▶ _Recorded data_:
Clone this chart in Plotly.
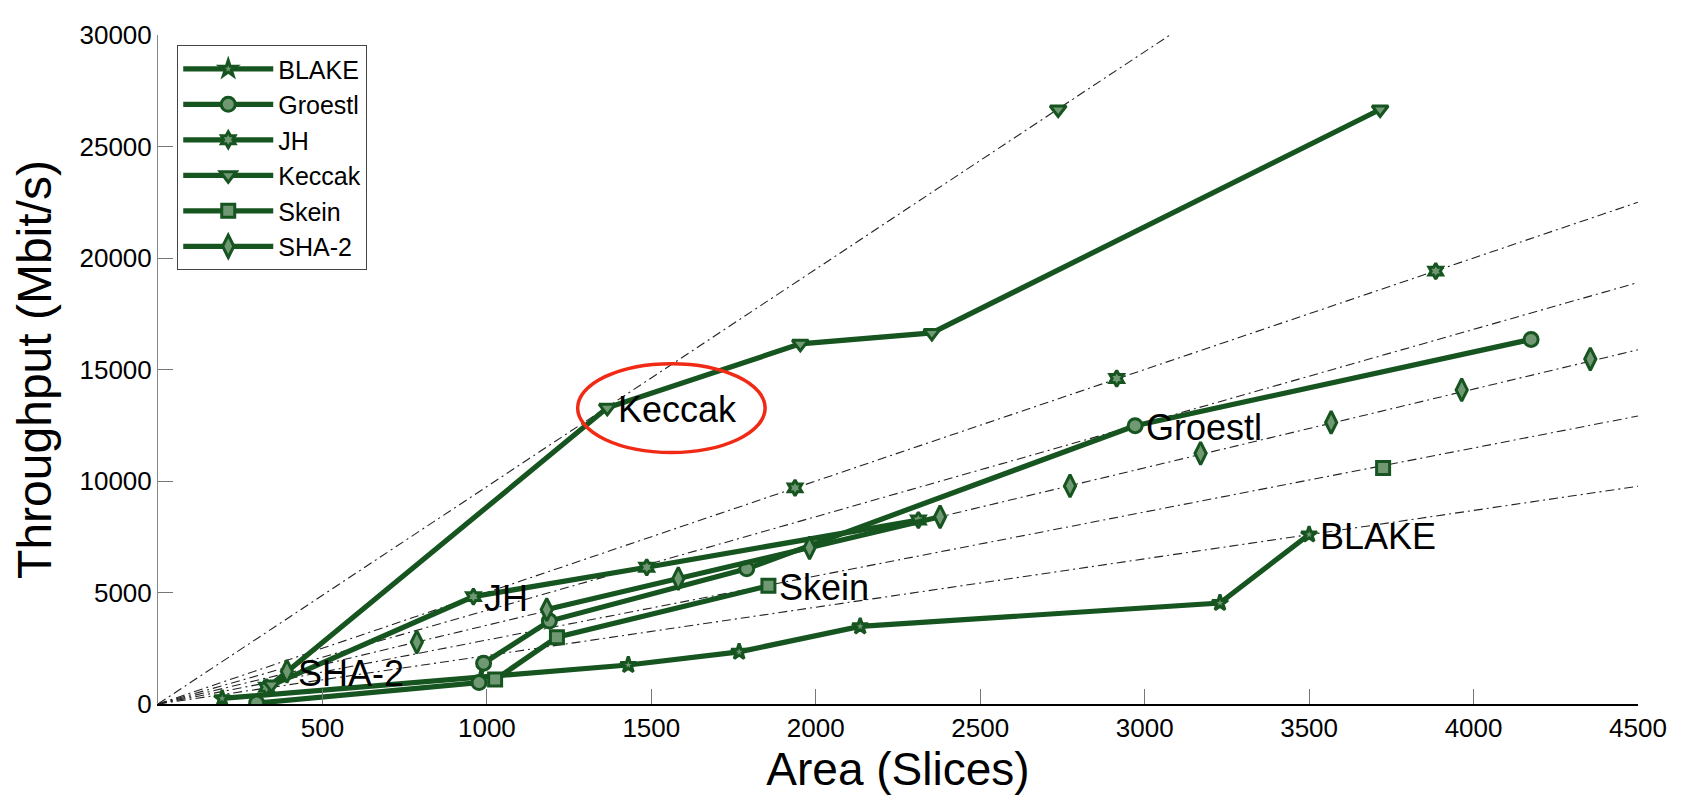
import plotly.graph_objects as go

# ---------------- data ----------------
blake_area = [195, 1430, 1767, 2135, 3229, 3500]
blake_tput = [250, 1750, 2340, 3480, 4530, 7600]

groestl_area = [300, 976, 990, 1190, 1790, 2971, 4175]
groestl_tput = [40, 960, 1830, 3720, 6060, 12480, 16350]

jh_area = [330, 959, 1486, 2312]
jh_tput = [750, 4816, 6130, 8248]
jh_extra_area = [1937, 2915, 3885]
jh_extra_tput = [9690, 14595, 19410]

keccak_area = [345, 1366, 1953, 2353, 3716]
keccak_tput = [870, 13280, 16150, 16640, 26660]
keccak_extra_area = [2737]
keccak_extra_tput = [26660]

skein_area = [1025, 1213, 1856]
skein_tput = [1095, 2995, 5300]
skein_extra_area = [3725]
skein_extra_tput = [10580]

sha2_area = [1182, 1582, 1981, 2378]
sha2_tput = [4234, 5621, 7005, 8393]
sha2_extra_area = [392, 787, 2773, 3170, 3567, 3964, 4355]
sha2_extra_tput = [1462, 2776, 9780, 11240, 12625, 14085, 15470]

# constant throughput/area guide lines (Mbit/s per slice)
ratio_lines = [9.75, 5.0, 4.2, 3.53, 2.87, 2.17]

x_ticks = [500, 1000, 1500, 2000, 2500, 3000, 3500, 4000, 4500]
y_ticks = [0, 5000, 10000, 15000, 20000, 25000, 30000]
X_MAX, Y_MAX = 4500, 30000

# ---------------- styling ----------------
FONT = "Liberation Sans, Arial, sans-serif"
LINE_C = "#165420"
FILL_C = "#6f9873"

series = [
    ("BLAKE", "star", blake_area, blake_tput, None, None),
    ("Groestl", "circle", groestl_area, groestl_tput, None, None),
    ("JH", "hexagram", jh_area, jh_tput, jh_extra_area, jh_extra_tput),
    ("Keccak", "triangle-down", keccak_area, keccak_tput, keccak_extra_area, keccak_extra_tput),
    ("Skein", "square", skein_area, skein_tput, skein_extra_area, skein_extra_tput),
    ("SHA-2", "diamond-tall", sha2_area, sha2_tput, sha2_extra_area, sha2_extra_tput),
]

fig = go.Figure()

# guide lines through the origin
for r in ratio_lines:
    x_end = min(X_MAX, Y_MAX / r)
    fig.add_trace(go.Scatter(
        x=[0, x_end], y=[0, x_end * r], mode="lines",
        line=dict(color="#222222", width=1.1, dash="9px,4px,2px,4px"),
        showlegend=False, hoverinfo="skip"))

msize = {"star": 12, "circle": 14, "hexagram": 12, "triangle-down": 14,
         "square": 13, "diamond-tall": 16}

for name, sym, xa, ya, xe, ye in series:
    mk = dict(symbol=sym, size=msize[sym], color=FILL_C,
              line=dict(color=LINE_C, width=3))
    fig.add_trace(go.Scatter(
        x=xa, y=ya, mode="lines+markers", name=name, legendgroup=name,
        line=dict(color=LINE_C, width=5.2), marker=mk))
    if xe is not None:
        fig.add_trace(go.Scatter(
            x=xe, y=ye, mode="markers", name=name, legendgroup=name,
            showlegend=False, marker=mk))

# text labels next to selected points
label_pts = [
    ("Keccak", keccak_area[1], keccak_tput[1]),
    ("JH", jh_area[1], jh_tput[1]),
    ("SHA-2", sha2_extra_area[0], sha2_extra_tput[0]),
    ("Skein", skein_area[2], skein_tput[2]),
    ("Groestl", groestl_area[5], groestl_tput[5]),
    ("BLAKE", blake_area[5], blake_tput[5]),
]
for txt, x, y in label_pts:
    fig.add_annotation(x=x, y=y, text=txt, showarrow=False, xanchor="left",
                       yanchor="middle", xshift=9, yshift=-2,
                       font=dict(family=FONT, size=36, color="black"))

# red ellipse around the Keccak label
kx, ky = keccak_area[1], keccak_tput[1]
fig.add_shape(type="circle", xref="x", yref="y",
              x0=kx - 90, x1=kx + 480, y0=ky - 2000, y1=ky + 1980,
              line=dict(color="#f02a14", width=3.5))

fig.update_layout(
    width=1676, height=787,
    margin=dict(l=150, r=46, t=14, b=88),
    paper_bgcolor="white", plot_bgcolor="white",
    font=dict(family=FONT, color="black"),
    legend=dict(x=0.013, y=0.985, xanchor="left", yanchor="top",
                bgcolor="white", bordercolor="#444444", borderwidth=1,
                font=dict(family=FONT, size=25), itemwidth=90,
                tracegroupgap=0),
    xaxis=dict(range=[0, X_MAX], tickvals=x_ticks,
               ticktext=[str(v) for v in x_ticks],
               showline=True, linecolor="black", linewidth=2,
               ticks="inside", ticklen=15, tickcolor="#777777",
               showgrid=False, zeroline=False, ticklabeloverflow="allow",
               tickfont=dict(size=26, family=FONT),
               title=dict(text="Area (Slices)", standoff=8,
                          font=dict(size=46, family=FONT))),
    yaxis=dict(range=[0, Y_MAX], tickvals=y_ticks,
               ticktext=[str(v) for v in y_ticks],
               showline=True, linecolor="#888888", linewidth=1,
               ticks="inside", ticklen=15, tickcolor="#777777",
               showgrid=False, zeroline=False, ticklabeloverflow="allow",
               tickfont=dict(size=26, family=FONT),
               title=dict(text="Throughput (Mbit/s)", standoff=12,
                          font=dict(size=48, family=FONT))),
)

fig.write_html("out.html")
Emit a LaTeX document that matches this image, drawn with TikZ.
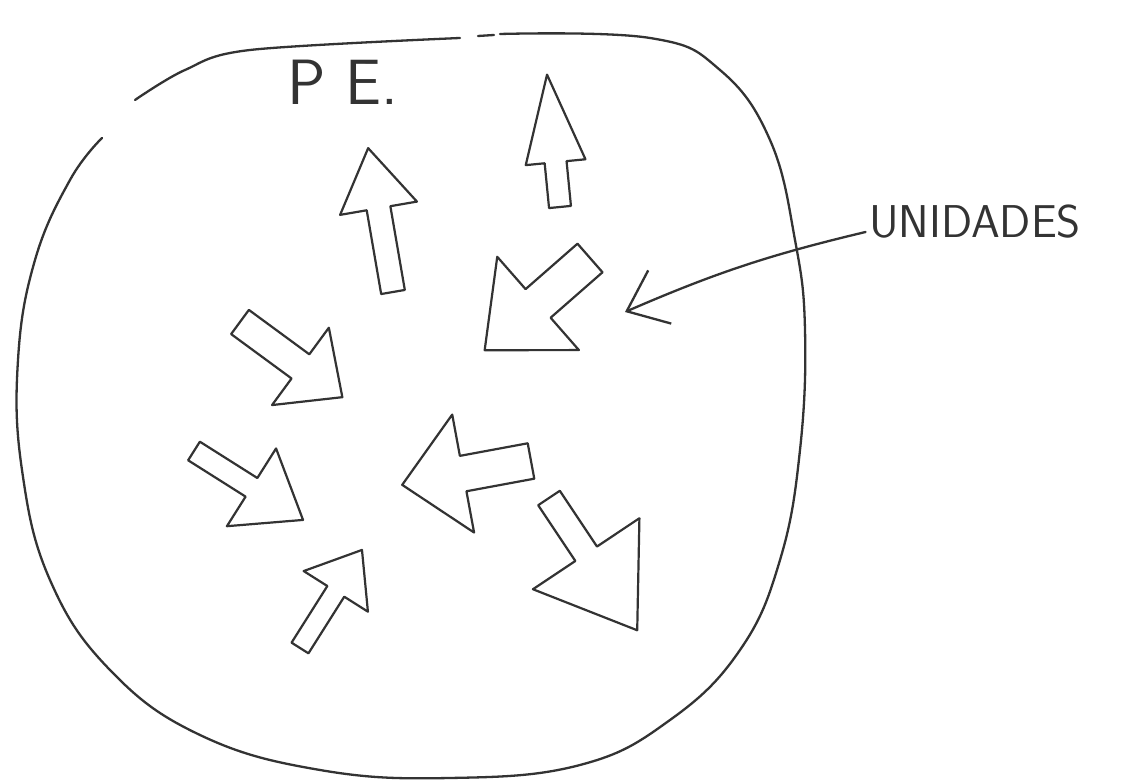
\documentclass[tikz,border=0pt]{standalone}
\usepackage{tikz}
\usetikzlibrary{arrows.meta}
\definecolor{penc}{HTML}{333333}

\begin{document}
\begin{tikzpicture}[x=1pt, y=1pt,
	every node/.style={text=penc, font=\sffamily},
	outline/.style={draw=penc, line width=2.3pt, line cap=round, line join=round},
	unitarrow/.style={draw=penc, line width=2.2pt, line join=round}]
	\fill[white] (0,0) rectangle (1144,784);
	\useasboundingbox (0,0) rectangle (1144,784);
	% the closed curve
	\draw[outline] plot[smooth, tension=0.55] coordinates {(135,684) (185,714) (250,734) (460,746)};
	\draw[outline] (478,748) -- (494,749);
	\draw[outline] plot[smooth, tension=0.7] coordinates {(500,750) (650,746) (720,714) (770,644) (795,544) (805,454) (800,334) (780,224) (740,134) (670,64) (580,19) (450,6) (320,14) (200,49) (110,114) (50,204) (22,314) (18,424) (35,524) (70,604) (102,646)};
	% labels
	\node (pe) at (343,702) {\fontsize{64}{64}\selectfont P E.};
	\node (units) at (975,562) {\fontsize{46}{46}\selectfont UNIDADES};
	\coordinate (ptr) at (625,472);
	\draw[outline, -{Straight Barb[length=36pt, width=58pt]}] ([yshift=-10pt]units.west) to[bend right=5] (ptr);
	% the units: tail x / tail y / angle / length / head length / head half width / shaft half width
	\foreach \x/\y/\a/\len/\hl/\hw/\sw in {
		560/577/95.6/133/88/30/11,
		393/492/99.8/146/61/39/12,
		590/526/221.2/140/71/62/19,
		240/462/-36.3/127/52/48/15,
		194/333/-32.3/129/61/46/11,
		531/323/190.5/131/62/60/18,
		549/286/-56.3/159/92/64/13,
		300/136/57.7/116/49/38/10}
	{
		\draw[unitarrow, shift={(\x,\y)}, rotate=\a] (0,-\sw) -- ({\len-\hl},-\sw) -- ({\len-\hl},-\hw) -- (\len,0) -- ({\len-\hl},\hw) -- ({\len-\hl},\sw) -- (0,\sw) -- cycle;
	}
\end{tikzpicture}
\end{document}
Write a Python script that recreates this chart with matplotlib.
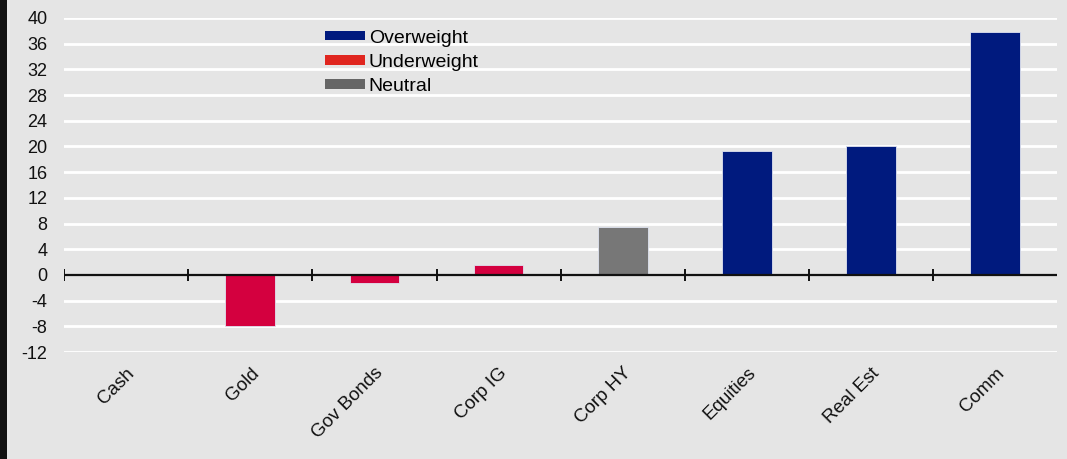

▶ _Exercise aim_:
Reproduce all of the data exactly, omitting each picture it holds.

▶ _The completed task_:
Clone this chart in Plotly.
import plotly.graph_objects as go

# ---------------- data ----------------
blake_area = [195, 1430, 1767, 2135, 3229, 3500]
blake_tput = [250, 1750, 2340, 3480, 4530, 7600]

groestl_area = [300, 976, 990, 1190, 1790, 2971, 4175]
groestl_tput = [40, 960, 1830, 3720, 6060, 12480, 16350]

jh_area = [330, 959, 1486, 2312]
jh_tput = [750, 4816, 6130, 8248]
jh_extra_area = [1937, 2915, 3885]
jh_extra_tput = [9690, 14595, 19410]

keccak_area = [345, 1366, 1953, 2353, 3716]
keccak_tput = [870, 13280, 16150, 16640, 26660]
keccak_extra_area = [2737]
keccak_extra_tput = [26660]

skein_area = [1025, 1213, 1856]
skein_tput = [1095, 2995, 5300]
skein_extra_area = [3725]
skein_extra_tput = [10580]

sha2_area = [1182, 1582, 1981, 2378]
sha2_tput = [4234, 5621, 7005, 8393]
sha2_extra_area = [392, 787, 2773, 3170, 3567, 3964, 4355]
sha2_extra_tput = [1462, 2776, 9780, 11240, 12625, 14085, 15470]

# constant throughput/area guide lines (Mbit/s per slice)
ratio_lines = [9.75, 5.0, 4.2, 3.53, 2.87, 2.17]

x_ticks = [500, 1000, 1500, 2000, 2500, 3000, 3500, 4000, 4500]
y_ticks = [0, 5000, 10000, 15000, 20000, 25000, 30000]
X_MAX, Y_MAX = 4500, 30000

# ---------------- styling ----------------
FONT = "Liberation Sans, Arial, sans-serif"
LINE_C = "#165420"
FILL_C = "#6f9873"

series = [
    ("BLAKE", "star", blake_area, blake_tput, None, None),
    ("Groestl", "circle", groestl_area, groestl_tput, None, None),
    ("JH", "hexagram", jh_area, jh_tput, jh_extra_area, jh_extra_tput),
    ("Keccak", "triangle-down", keccak_area, keccak_tput, keccak_extra_area, keccak_extra_tput),
    ("Skein", "square", skein_area, skein_tput, skein_extra_area, skein_extra_tput),
    ("SHA-2", "diamond-tall", sha2_area, sha2_tput, sha2_extra_area, sha2_extra_tput),
]

fig = go.Figure()

# guide lines through the origin
for r in ratio_lines:
    x_end = min(X_MAX, Y_MAX / r)
    fig.add_trace(go.Scatter(
        x=[0, x_end], y=[0, x_end * r], mode="lines",
        line=dict(color="#222222", width=1.1, dash="9px,4px,2px,4px"),
        showlegend=False, hoverinfo="skip"))

msize = {"star": 12, "circle": 14, "hexagram": 12, "triangle-down": 14,
         "square": 13, "diamond-tall": 16}

for name, sym, xa, ya, xe, ye in series:
    mk = dict(symbol=sym, size=msize[sym], color=FILL_C,
              line=dict(color=LINE_C, width=3))
    fig.add_trace(go.Scatter(
        x=xa, y=ya, mode="lines+markers", name=name, legendgroup=name,
        line=dict(color=LINE_C, width=5.2), marker=mk))
    if xe is not None:
        fig.add_trace(go.Scatter(
            x=xe, y=ye, mode="markers", name=name, legendgroup=name,
            showlegend=False, marker=mk))

# text labels next to selected points
label_pts = [
    ("Keccak", keccak_area[1], keccak_tput[1]),
    ("JH", jh_area[1], jh_tput[1]),
    ("SHA-2", sha2_extra_area[0], sha2_extra_tput[0]),
    ("Skein", skein_area[2], skein_tput[2]),
    ("Groestl", groestl_area[5], groestl_tput[5]),
    ("BLAKE", blake_area[5], blake_tput[5]),
]
for txt, x, y in label_pts:
    fig.add_annotation(x=x, y=y, text=txt, showarrow=False, xanchor="left",
                       yanchor="middle", xshift=9, yshift=-2,
                       font=dict(family=FONT, size=36, color="black"))

# red ellipse around the Keccak label
kx, ky = keccak_area[1], keccak_tput[1]
fig.add_shape(type="circle", xref="x", yref="y",
              x0=kx - 90, x1=kx + 480, y0=ky - 2000, y1=ky + 1980,
              line=dict(color="#f02a14", width=3.5))

fig.update_layout(
    width=1676, height=787,
    margin=dict(l=150, r=46, t=14, b=88),
    paper_bgcolor="white", plot_bgcolor="white",
    font=dict(family=FONT, color="black"),
    legend=dict(x=0.013, y=0.985, xanchor="left", yanchor="top",
                bgcolor="white", bordercolor="#444444", borderwidth=1,
                font=dict(family=FONT, size=25), itemwidth=90,
                tracegroupgap=0),
    xaxis=dict(range=[0, X_MAX], tickvals=x_ticks,
               ticktext=[str(v) for v in x_ticks],
               showline=True, linecolor="black", linewidth=2,
               ticks="inside", ticklen=15, tickcolor="#777777",
               showgrid=False, zeroline=False, ticklabeloverflow="allow",
               tickfont=dict(size=26, family=FONT),
               title=dict(text="Area (Slices)", standoff=8,
                          font=dict(size=46, family=FONT))),
    yaxis=dict(range=[0, Y_MAX], tickvals=y_ticks,
               ticktext=[str(v) for v in y_ticks],
               showline=True, linecolor="#888888", linewidth=1,
               ticks="inside", ticklen=15, tickcolor="#777777",
               showgrid=False, zeroline=False, ticklabeloverflow="allow",
               tickfont=dict(size=26, family=FONT),
               title=dict(text="Throughput (Mbit/s)", standoff=12,
                          font=dict(size=48, family=FONT))),
)

fig.write_html("out.html")
Emit a LaTeX document that matches this image, drawn with TikZ.
\documentclass[tikz,border=0pt]{standalone}
\usepackage{tikz}
\usetikzlibrary{arrows.meta}
\definecolor{penc}{HTML}{333333}

\begin{document}
\begin{tikzpicture}[x=1pt, y=1pt,
	every node/.style={text=penc, font=\sffamily},
	outline/.style={draw=penc, line width=2.3pt, line cap=round, line join=round},
	unitarrow/.style={draw=penc, line width=2.2pt, line join=round}]
	\fill[white] (0,0) rectangle (1144,784);
	\useasboundingbox (0,0) rectangle (1144,784);
	% the closed curve
	\draw[outline] plot[smooth, tension=0.55] coordinates {(135,684) (185,714) (250,734) (460,746)};
	\draw[outline] (478,748) -- (494,749);
	\draw[outline] plot[smooth, tension=0.7] coordinates {(500,750) (650,746) (720,714) (770,644) (795,544) (805,454) (800,334) (780,224) (740,134) (670,64) (580,19) (450,6) (320,14) (200,49) (110,114) (50,204) (22,314) (18,424) (35,524) (70,604) (102,646)};
	% labels
	\node (pe) at (343,702) {\fontsize{64}{64}\selectfont P E.};
	\node (units) at (975,562) {\fontsize{46}{46}\selectfont UNIDADES};
	\coordinate (ptr) at (625,472);
	\draw[outline, -{Straight Barb[length=36pt, width=58pt]}] ([yshift=-10pt]units.west) to[bend right=5] (ptr);
	% the units: tail x / tail y / angle / length / head length / head half width / shaft half width
	\foreach \x/\y/\a/\len/\hl/\hw/\sw in {
		560/577/95.6/133/88/30/11,
		393/492/99.8/146/61/39/12,
		590/526/221.2/140/71/62/19,
		240/462/-36.3/127/52/48/15,
		194/333/-32.3/129/61/46/11,
		531/323/190.5/131/62/60/18,
		549/286/-56.3/159/92/64/13,
		300/136/57.7/116/49/38/10}
	{
		\draw[unitarrow, shift={(\x,\y)}, rotate=\a] (0,-\sw) -- ({\len-\hl},-\sw) -- ({\len-\hl},-\hw) -- (\len,0) -- ({\len-\hl},\hw) -- ({\len-\hl},\sw) -- (0,\sw) -- cycle;
	}
\end{tikzpicture}
\end{document}
Write a Python script that recreates this chart with matplotlib.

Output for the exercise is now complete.